Programming Languages Are Like Girlfriends
I was reading this article about a PHP developer’s love affair with Ruby, an increasingly popular scripting language. Like “love affair” implies, it was intense, passionate, difficult, but ultimately ended. Ruby’s greatest asset is that it was developed from the ground up to be strictly object-oriented (that’s way too huge a topic to go into here) in the face of “bastard” scripting languages like Perl and PHP that borrow from several “standard” languages (making them more flexible, IMO). Ruby has received the most exposure via a Ruby-based web-creation framework called Rails, and people swear it’s the best thing since man invented fire. Whatever–I know better and I’m not drinking the Kool-Aid.
Ok, background done–I mentioned all the above so you can make complete sense of what follows.

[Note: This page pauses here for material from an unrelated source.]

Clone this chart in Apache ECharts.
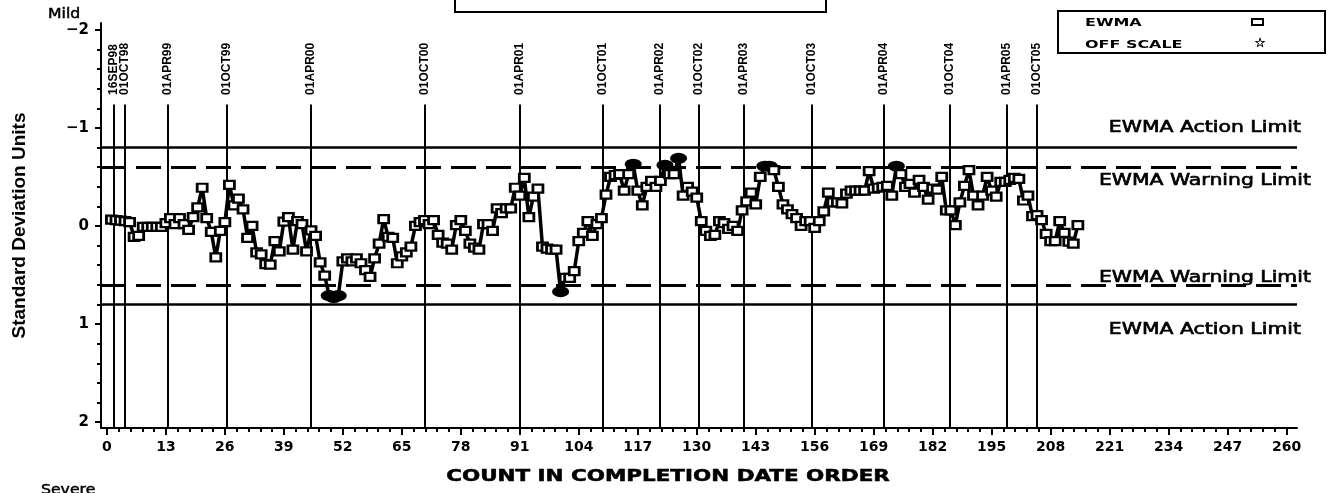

My main point is that the author listed several lessons learned in his torrid language love affair, and this one really stuck out:
#7 – PROGRAMMING LANGUAGES ARE LIKE GIRLFRIENDS: THE NEW ONE IS BETTER BECAUSE YOU ARE BETTER
Rails was an amazing teacher. I loved it’s “do exactly as I say” paint-by-numbers framework that taught me some great guidelines.
I love Ruby for making me really understand OOP [object-oriented programming]. God, Ruby is so beautiful. I love you, Ruby.
But the main reason that any programmer learning any new language thinks the new language is SO much better than the old one is because he’s a better programmer now! You look back at your old ugly PHP code, compared to your new beautiful Ruby code, and think, “God that PHP is ugly!” But don’t forget you wrote that PHP years ago and are unfairly discriminating against it now.
It’s not the language (entirely). It’s you, dude. You’re better now. Give yourself some credit.
Programming and geekiness aside, I thought that point was very insightful. How many things in our lives do we come back to something, full-circle, and have a vastly different view? By definition, when this happens we have a greater experience base to draw from, and the “time-out” we took allowed us a perspective that would have been otherwise impossible. I think of my impending return back to school and bet that this will factor in somehow.
We all need to experience something different, something that jars us from our current point of view. I’m not suggesting a real torrid love affair (at least not for the married/committed people) to gain perspective or do anything irresponsible, but there is something special in losing oneself in a different activity or interest, pushing boundaries, challenging one’s views, and coming back “home” a better person for it.